### WORK INSTRUCTIONS
Quote the lines that run from the line containing "Give me the matplotlib source for this chart." down to the line containing "return 1 - py / H". Include both of those lines, reproduce each exactly, and omit everything else.

┄┄┄┄┄┄┄┄┄┄

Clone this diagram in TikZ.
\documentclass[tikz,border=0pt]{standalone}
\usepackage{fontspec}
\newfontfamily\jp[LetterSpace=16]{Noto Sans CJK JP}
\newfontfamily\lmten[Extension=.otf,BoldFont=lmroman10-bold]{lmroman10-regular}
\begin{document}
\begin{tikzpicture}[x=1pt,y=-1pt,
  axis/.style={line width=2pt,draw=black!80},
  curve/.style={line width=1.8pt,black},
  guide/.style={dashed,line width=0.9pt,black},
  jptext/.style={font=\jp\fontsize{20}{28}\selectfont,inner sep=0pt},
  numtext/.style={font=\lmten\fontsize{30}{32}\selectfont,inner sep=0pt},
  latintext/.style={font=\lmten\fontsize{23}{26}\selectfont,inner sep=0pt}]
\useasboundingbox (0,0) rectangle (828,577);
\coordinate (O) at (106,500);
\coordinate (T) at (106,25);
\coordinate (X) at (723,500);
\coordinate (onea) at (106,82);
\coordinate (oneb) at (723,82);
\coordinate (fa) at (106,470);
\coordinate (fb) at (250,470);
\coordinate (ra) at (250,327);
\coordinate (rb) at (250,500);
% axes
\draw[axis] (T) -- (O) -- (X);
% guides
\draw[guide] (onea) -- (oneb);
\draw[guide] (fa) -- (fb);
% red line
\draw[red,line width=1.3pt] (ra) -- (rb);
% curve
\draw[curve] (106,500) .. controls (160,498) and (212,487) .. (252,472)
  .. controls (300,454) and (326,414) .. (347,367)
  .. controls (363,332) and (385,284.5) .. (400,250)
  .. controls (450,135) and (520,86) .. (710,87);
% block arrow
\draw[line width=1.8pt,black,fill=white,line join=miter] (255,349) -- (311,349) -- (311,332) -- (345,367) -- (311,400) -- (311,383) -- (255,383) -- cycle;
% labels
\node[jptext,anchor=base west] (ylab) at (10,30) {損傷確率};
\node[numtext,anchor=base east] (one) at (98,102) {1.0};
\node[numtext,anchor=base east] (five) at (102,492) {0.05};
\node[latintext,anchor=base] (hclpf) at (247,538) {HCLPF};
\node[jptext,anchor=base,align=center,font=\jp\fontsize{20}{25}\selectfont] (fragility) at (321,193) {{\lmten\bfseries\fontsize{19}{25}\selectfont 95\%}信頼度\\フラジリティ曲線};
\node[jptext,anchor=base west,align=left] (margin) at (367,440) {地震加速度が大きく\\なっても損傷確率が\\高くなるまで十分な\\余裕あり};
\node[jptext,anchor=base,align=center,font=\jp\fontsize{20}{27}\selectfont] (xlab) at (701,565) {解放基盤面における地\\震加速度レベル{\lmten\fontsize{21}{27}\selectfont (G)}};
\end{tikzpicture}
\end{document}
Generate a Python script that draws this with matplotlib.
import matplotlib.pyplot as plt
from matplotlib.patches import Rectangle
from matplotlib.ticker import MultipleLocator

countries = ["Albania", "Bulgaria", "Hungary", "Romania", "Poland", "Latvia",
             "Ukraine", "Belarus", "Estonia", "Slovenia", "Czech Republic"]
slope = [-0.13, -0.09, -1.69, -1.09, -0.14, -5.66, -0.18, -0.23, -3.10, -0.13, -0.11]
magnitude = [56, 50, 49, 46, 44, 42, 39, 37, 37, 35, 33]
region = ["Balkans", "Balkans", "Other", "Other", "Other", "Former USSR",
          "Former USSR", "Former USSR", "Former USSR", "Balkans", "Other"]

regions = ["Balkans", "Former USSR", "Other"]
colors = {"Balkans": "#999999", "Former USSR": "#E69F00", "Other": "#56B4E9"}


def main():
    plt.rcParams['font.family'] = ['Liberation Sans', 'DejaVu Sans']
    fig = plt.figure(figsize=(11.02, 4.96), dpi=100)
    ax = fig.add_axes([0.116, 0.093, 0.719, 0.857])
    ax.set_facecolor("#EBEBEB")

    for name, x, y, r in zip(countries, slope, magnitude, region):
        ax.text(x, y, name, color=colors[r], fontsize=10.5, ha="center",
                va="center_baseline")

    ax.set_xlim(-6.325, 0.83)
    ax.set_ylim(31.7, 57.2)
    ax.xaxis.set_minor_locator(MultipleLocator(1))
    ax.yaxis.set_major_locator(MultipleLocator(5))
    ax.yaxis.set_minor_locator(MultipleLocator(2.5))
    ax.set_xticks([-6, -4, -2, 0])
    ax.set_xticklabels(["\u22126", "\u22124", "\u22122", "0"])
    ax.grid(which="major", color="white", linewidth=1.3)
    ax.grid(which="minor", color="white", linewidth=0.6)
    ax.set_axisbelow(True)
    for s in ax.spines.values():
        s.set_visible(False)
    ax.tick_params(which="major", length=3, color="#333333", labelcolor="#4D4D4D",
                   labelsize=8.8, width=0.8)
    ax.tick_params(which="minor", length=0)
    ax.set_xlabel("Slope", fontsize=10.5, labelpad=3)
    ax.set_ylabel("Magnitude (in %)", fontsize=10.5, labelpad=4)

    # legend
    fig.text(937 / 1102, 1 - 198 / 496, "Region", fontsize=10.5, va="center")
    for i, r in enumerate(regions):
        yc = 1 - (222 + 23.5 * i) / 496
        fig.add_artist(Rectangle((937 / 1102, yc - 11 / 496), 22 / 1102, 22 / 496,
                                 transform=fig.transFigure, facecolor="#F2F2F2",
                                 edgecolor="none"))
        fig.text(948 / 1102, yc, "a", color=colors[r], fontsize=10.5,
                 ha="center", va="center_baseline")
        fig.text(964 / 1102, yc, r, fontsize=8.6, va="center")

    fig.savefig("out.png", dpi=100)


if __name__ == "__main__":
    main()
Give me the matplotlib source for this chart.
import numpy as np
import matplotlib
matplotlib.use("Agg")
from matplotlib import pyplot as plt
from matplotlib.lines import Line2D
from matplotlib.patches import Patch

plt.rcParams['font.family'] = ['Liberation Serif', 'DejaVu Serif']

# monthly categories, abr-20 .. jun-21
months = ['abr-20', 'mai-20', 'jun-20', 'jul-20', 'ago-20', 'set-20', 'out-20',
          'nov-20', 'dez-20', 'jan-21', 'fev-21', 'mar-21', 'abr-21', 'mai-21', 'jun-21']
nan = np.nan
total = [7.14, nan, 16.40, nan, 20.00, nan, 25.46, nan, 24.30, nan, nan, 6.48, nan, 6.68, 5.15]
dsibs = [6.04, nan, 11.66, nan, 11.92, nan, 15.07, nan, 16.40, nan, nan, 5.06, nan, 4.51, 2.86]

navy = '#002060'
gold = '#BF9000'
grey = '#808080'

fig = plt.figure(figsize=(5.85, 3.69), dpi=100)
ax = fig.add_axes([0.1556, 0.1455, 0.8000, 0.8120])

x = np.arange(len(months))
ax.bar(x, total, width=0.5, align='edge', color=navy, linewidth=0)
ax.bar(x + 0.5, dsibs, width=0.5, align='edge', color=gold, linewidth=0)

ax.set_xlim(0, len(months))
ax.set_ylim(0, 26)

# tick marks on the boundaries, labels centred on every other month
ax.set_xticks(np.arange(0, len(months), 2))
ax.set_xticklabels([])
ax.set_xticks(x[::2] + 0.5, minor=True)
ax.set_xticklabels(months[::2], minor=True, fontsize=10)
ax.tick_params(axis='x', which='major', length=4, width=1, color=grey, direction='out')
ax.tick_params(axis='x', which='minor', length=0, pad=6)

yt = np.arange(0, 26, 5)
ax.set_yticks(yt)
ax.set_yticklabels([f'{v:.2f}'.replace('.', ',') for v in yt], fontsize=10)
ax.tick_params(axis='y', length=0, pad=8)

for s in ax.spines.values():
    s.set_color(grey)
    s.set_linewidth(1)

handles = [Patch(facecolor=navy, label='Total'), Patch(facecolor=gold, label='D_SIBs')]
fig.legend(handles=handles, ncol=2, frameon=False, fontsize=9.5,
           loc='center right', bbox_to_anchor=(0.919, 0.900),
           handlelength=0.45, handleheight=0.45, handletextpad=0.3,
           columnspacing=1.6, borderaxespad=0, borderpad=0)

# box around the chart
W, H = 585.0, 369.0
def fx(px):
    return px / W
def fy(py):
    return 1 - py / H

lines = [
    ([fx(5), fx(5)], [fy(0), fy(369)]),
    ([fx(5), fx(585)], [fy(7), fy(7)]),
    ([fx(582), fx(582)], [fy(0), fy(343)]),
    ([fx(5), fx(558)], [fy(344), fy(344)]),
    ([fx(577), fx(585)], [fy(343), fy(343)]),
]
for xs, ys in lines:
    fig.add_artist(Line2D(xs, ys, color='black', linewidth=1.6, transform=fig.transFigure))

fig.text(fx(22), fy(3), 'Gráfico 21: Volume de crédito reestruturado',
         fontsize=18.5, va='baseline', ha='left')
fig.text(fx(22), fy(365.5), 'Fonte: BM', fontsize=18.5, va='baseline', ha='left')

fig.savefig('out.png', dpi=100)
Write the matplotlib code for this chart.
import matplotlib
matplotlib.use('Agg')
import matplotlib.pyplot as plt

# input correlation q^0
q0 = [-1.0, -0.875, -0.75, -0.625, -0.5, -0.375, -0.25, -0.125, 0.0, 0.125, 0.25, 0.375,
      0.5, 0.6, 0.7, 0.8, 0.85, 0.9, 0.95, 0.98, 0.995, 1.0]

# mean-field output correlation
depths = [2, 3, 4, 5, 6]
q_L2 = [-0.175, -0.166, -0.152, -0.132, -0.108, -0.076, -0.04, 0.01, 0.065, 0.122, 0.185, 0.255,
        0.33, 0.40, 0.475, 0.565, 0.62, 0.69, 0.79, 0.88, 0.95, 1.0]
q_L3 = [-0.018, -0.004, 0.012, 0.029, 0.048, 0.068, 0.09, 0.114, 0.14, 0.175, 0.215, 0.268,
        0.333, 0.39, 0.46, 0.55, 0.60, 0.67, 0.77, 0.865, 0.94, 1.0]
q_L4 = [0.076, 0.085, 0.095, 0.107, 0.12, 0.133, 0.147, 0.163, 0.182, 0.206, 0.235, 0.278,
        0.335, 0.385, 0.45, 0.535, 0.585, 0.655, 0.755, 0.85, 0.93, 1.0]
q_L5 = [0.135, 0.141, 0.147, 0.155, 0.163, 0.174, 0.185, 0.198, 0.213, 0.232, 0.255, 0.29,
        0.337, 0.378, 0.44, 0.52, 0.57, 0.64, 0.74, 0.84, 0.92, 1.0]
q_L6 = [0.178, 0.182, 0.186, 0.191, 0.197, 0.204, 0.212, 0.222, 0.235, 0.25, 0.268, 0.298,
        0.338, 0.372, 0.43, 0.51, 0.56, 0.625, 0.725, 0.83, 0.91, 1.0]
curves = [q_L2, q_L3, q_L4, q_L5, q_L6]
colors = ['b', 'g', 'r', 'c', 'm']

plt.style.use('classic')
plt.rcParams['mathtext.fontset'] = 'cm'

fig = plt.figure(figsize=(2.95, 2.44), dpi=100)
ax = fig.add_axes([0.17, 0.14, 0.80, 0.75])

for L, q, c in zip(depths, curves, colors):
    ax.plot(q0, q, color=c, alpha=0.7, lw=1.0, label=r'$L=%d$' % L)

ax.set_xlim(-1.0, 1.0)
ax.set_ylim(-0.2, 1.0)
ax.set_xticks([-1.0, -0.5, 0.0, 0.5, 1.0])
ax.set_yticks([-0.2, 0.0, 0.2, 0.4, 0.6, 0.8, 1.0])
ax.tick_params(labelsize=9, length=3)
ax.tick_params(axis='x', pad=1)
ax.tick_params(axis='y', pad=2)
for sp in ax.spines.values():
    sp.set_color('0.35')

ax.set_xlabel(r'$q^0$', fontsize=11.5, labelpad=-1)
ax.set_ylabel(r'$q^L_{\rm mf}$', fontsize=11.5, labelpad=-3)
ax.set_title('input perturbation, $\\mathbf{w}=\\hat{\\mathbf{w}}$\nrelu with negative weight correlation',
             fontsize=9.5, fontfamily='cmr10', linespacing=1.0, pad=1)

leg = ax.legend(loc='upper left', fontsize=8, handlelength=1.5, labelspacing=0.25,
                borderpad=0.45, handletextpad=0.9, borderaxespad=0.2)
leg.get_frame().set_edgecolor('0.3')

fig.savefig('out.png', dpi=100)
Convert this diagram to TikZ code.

┄┄┄┄┄┄┄┄┄┄

### RESULT FOR THIS TASK
Give me the matplotlib source for this chart.
import numpy as np
import matplotlib
matplotlib.use("Agg")
from matplotlib import pyplot as plt
from matplotlib.lines import Line2D
from matplotlib.patches import Patch

plt.rcParams['font.family'] = ['Liberation Serif', 'DejaVu Serif']

# monthly categories, abr-20 .. jun-21
months = ['abr-20', 'mai-20', 'jun-20', 'jul-20', 'ago-20', 'set-20', 'out-20',
          'nov-20', 'dez-20', 'jan-21', 'fev-21', 'mar-21', 'abr-21', 'mai-21', 'jun-21']
nan = np.nan
total = [7.14, nan, 16.40, nan, 20.00, nan, 25.46, nan, 24.30, nan, nan, 6.48, nan, 6.68, 5.15]
dsibs = [6.04, nan, 11.66, nan, 11.92, nan, 15.07, nan, 16.40, nan, nan, 5.06, nan, 4.51, 2.86]

navy = '#002060'
gold = '#BF9000'
grey = '#808080'

fig = plt.figure(figsize=(5.85, 3.69), dpi=100)
ax = fig.add_axes([0.1556, 0.1455, 0.8000, 0.8120])

x = np.arange(len(months))
ax.bar(x, total, width=0.5, align='edge', color=navy, linewidth=0)
ax.bar(x + 0.5, dsibs, width=0.5, align='edge', color=gold, linewidth=0)

ax.set_xlim(0, len(months))
ax.set_ylim(0, 26)

# tick marks on the boundaries, labels centred on every other month
ax.set_xticks(np.arange(0, len(months), 2))
ax.set_xticklabels([])
ax.set_xticks(x[::2] + 0.5, minor=True)
ax.set_xticklabels(months[::2], minor=True, fontsize=10)
ax.tick_params(axis='x', which='major', length=4, width=1, color=grey, direction='out')
ax.tick_params(axis='x', which='minor', length=0, pad=6)

yt = np.arange(0, 26, 5)
ax.set_yticks(yt)
ax.set_yticklabels([f'{v:.2f}'.replace('.', ',') for v in yt], fontsize=10)
ax.tick_params(axis='y', length=0, pad=8)

for s in ax.spines.values():
    s.set_color(grey)
    s.set_linewidth(1)

handles = [Patch(facecolor=navy, label='Total'), Patch(facecolor=gold, label='D_SIBs')]
fig.legend(handles=handles, ncol=2, frameon=False, fontsize=9.5,
           loc='center right', bbox_to_anchor=(0.919, 0.900),
           handlelength=0.45, handleheight=0.45, handletextpad=0.3,
           columnspacing=1.6, borderaxespad=0, borderpad=0)

# box around the chart
W, H = 585.0, 369.0
def fx(px):
    return px / W
def fy(py):
    return 1 - py / H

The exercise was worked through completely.